Die andere Bewegung, die von unten kommende, erstrebt Erschliessung des neuen Stoffes, des neuen Quelles, der in jene Formen einströmen soll. Nennen wir diese Bewegung die folkloristische. Sie führt der kunsthaften Gestaltung die erneuten Kräfte des Volkstumes zu. Zwischen beiden steht die Bildungsmusik bisheriger Art. Sie ist um so lebensfremder geworden, je mehr sie die Fühlung mit den ursprünglichen Quellen des Volkshaften verloren hat. Versuchen wir von hier aus auch die nationalistischen Bewegungen in der Musik sämtlicher europäischen und aussereuropäischen Länder richtig zu sehen: hinter allen Torheiten und Uebertreibungen wirkt verborgen der instinktive Drang zur Auffrischung eintrocknender Kräfte aus dem vergessenen Schatz ursprünglicher Eigenheiten.

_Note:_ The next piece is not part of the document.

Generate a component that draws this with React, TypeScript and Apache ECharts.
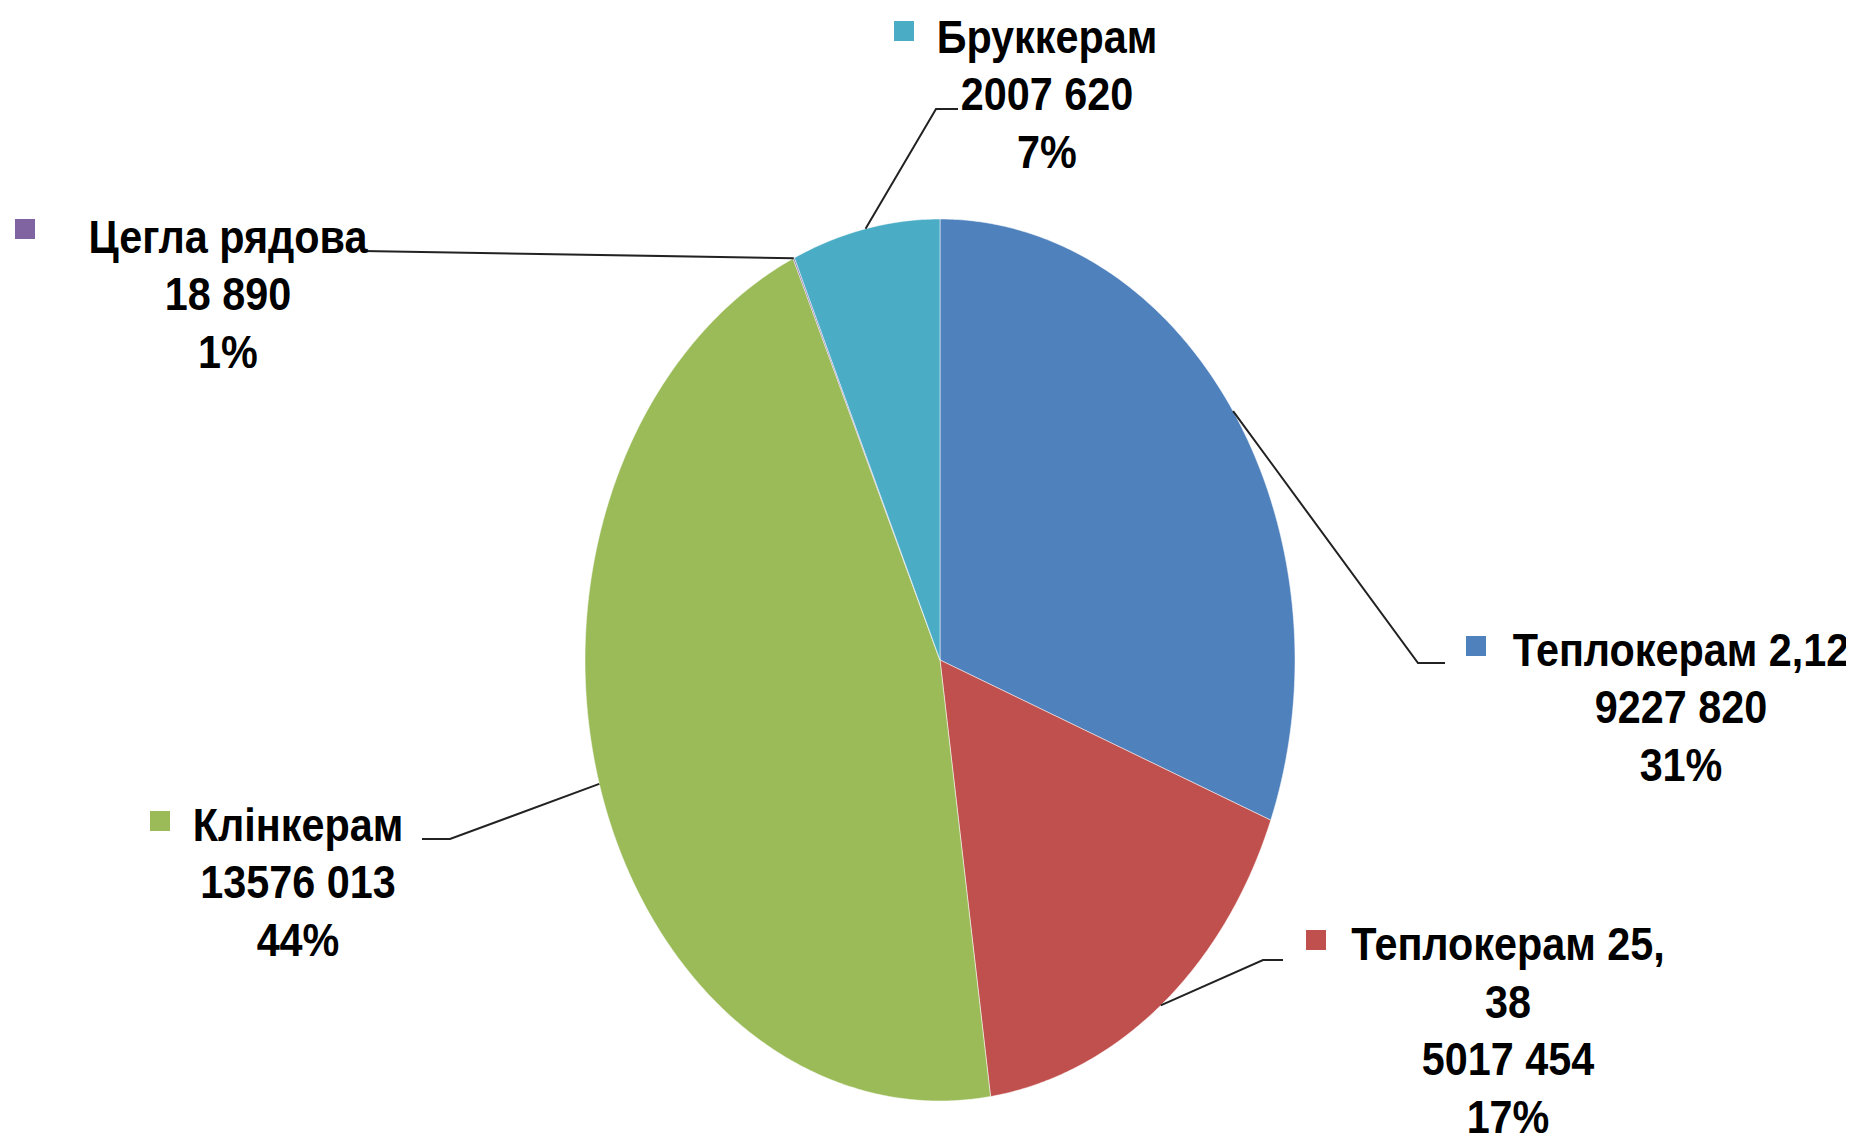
import React, { useEffect, useRef } from "react";
import * as echarts from "echarts";

const categories = ["Теплокерам 2,12", "Теплокерам 25,38", "Клінкерам", "Цегла рядова", "Бруккерам"];
const values = [9227820, 5017454, 13576013, 18890, 2007620];
const percentLabels = ["31%", "17%", "44%", "1%", "7%"];
const colors = ["#4F81BD", "#C0504D", "#9BBB59", "#8064A2", "#4BACC6"];

// layout (positions only)
const CX = 940;
const CY = 660;
const RX = 355;
const RY = 441;
const labelLayout = [
  { x: 1681, y: 707, mx: 1476, my: 646, line: [[1418, 663], [1445, 663]], wrapAt: 0 },
  { x: 1508, y: 1030, mx: 1316, my: 940, line: [[1263, 960], [1283, 960]], wrapAt: 14 },
  { x: 298, y: 882, mx: 160, my: 821, line: [[450, 839], [422, 839]], wrapAt: 0 },
  { x: 228, y: 294, mx: 25, my: 229, line: [[363, 251]], wrapAt: 0 },
  { x: 1047, y: 94, mx: 904, my: 31, line: [[936, 109], [958, 109]], wrapAt: 0 },
];

const fmt = (v: number) => {
  const hi = Math.floor(v / 1000);
  const lo = String(v % 1000).padStart(3, "0");
  return hi > 0 ? `${hi} ${lo}` : String(v);
};

export default function App() {
  const ref = useRef<HTMLDivElement>(null);
  useEffect(() => {
    if (!ref.current) return;
    const chart = echarts.init(ref.current, undefined, { renderer: "svg" });
    const total = values.reduce((a, b) => a + b, 0);
    const starts: number[] = [];
    let acc = 0;
    values.forEach((v) => {
      starts.push(acc);
      acc += v;
    });
    const pt = (t: number) => [CX + RX * Math.sin(t), CY - RY * Math.cos(t)];
    chart.setOption({
      animation: false,
      backgroundColor: "#ffffff",
      tooltip: { show: false },
      series: [
        {
          type: "custom",
          coordinateSystem: "none",
          silent: true,
          data: values.map((v, i) => ({ name: categories[i], value: [v, starts[i]] })),
          renderItem: (params: any, api: any) => {
            const i = params.dataIndex;
            const v = api.value(0);
            const s = api.value(1);
            const t0 = (s / total) * Math.PI * 2;
            const t1 = ((s + v) / total) * Math.PI * 2;
            const n = Math.max(2, Math.ceil(((t1 - t0) * 180) / Math.PI / 0.5));
            const pts: number[][] = [[CX, CY]];
            for (let k = 0; k <= n; k++) pts.push(pt(t0 + ((t1 - t0) * k) / n));
            const mid = pt((t0 + t1) / 2);
            const L = labelLayout[i];
            let name = categories[i];
            if (L.wrapAt) name = name.slice(0, L.wrapAt) + "\n" + name.slice(L.wrapAt);
            const text = `${name}\n${fmt(v)}\n${percentLabels[i]}`;
            return {
              type: "group",
              children: [
                {
                  type: "polygon",
                  shape: { points: pts },
                  style: { fill: colors[i], stroke: "rgba(255,255,255,0.5)", lineWidth: 1 },
                },
                {
                  type: "polyline",
                  shape: { points: [mid, ...L.line] },
                  style: { stroke: "#222222", lineWidth: 2, fill: null },
                },
                {
                  type: "rect",
                  shape: { x: L.mx - 10, y: L.my - 10, width: 20, height: 20 },
                  style: { fill: colors[i] },
                },
                {
                  type: "text",
                  x: L.x,
                  y: L.y,
                  scaleX: 0.88,
                  style: {
                    text,
                    x: 0,
                    y: 0,
                    align: "center",
                    verticalAlign: "middle",
                    fontFamily: '"Liberation Sans", Arial, sans-serif',
                    fontWeight: "bold",
                    fontSize: 47,
                    lineHeight: 57.5,
                    fill: "#000000",
                  },
                },
              ],
            };
          },
        },
      ],
    });
    return () => chart.dispose();
  }, []);
  return (
    <div
      ref={ref}
      style={{ position: "fixed", left: -8, top: -8, width: 1854, height: 1140, background: "#fff" }}
    />
  );
}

So wäre zu unterscheiden Musik als betriebsmässige Literatur, – und Musik als schöpferische Lebensangelegenheit. Jene versagt und stirbt ab. Aber sie ist nicht die Musik schlechthin, wie anmasslich sie sich auch gebärden mag. Sie ist nur eine Abart davon, und jene Unzufriedenheit, jener Unglaube mag ihr allein gelten. Die andere Musik aber, die des Lebens, erwacht und kommt. Sie klingt heute vielleicht erst zaghaft auf, wir hören sie auf der Strasse, oder in der Schule, oder im Kino, oder ausserhalb alles äusserlich gesellschaftlichen Lebens. Vielleicht tönt sie uns auch einmal unerwartet aus irgend einer konventionellen Verkleidung entgegen. Wo aber sie erscheinen mag, wird sie zu erkennen sein an der Wahrhaftigkeit, Echtheit, Lebensunmittelbarkeit ihres Klanges. Dieser Klang allein ist es, der uns Musik wichtig macht und aus dem das neue Kunstwerk wachsen kann, jenes Kunstwerk, das wieder alle angeht.

Versuchen wir, diesen Klang zu erlauschen, gleichviel, wo sich der Anlass bietet. Also gilt es nicht, Kritik zu üben, Rezensionen zu schreiben, Zensuren auszustellen. Das alles ist gleichgültig und unfruchtbar. Es geht nicht mehr um die Musik als Kunst im Sinne eines bildungshaften Fachbegriffes. Es geht um ihre Neuerkennung als aktiver Lebensmacht, um die Musik also, deren Woher im Menschen selbst beschlossen ist, deren Wohin zur Gemeinschaft aller Menschen strebt.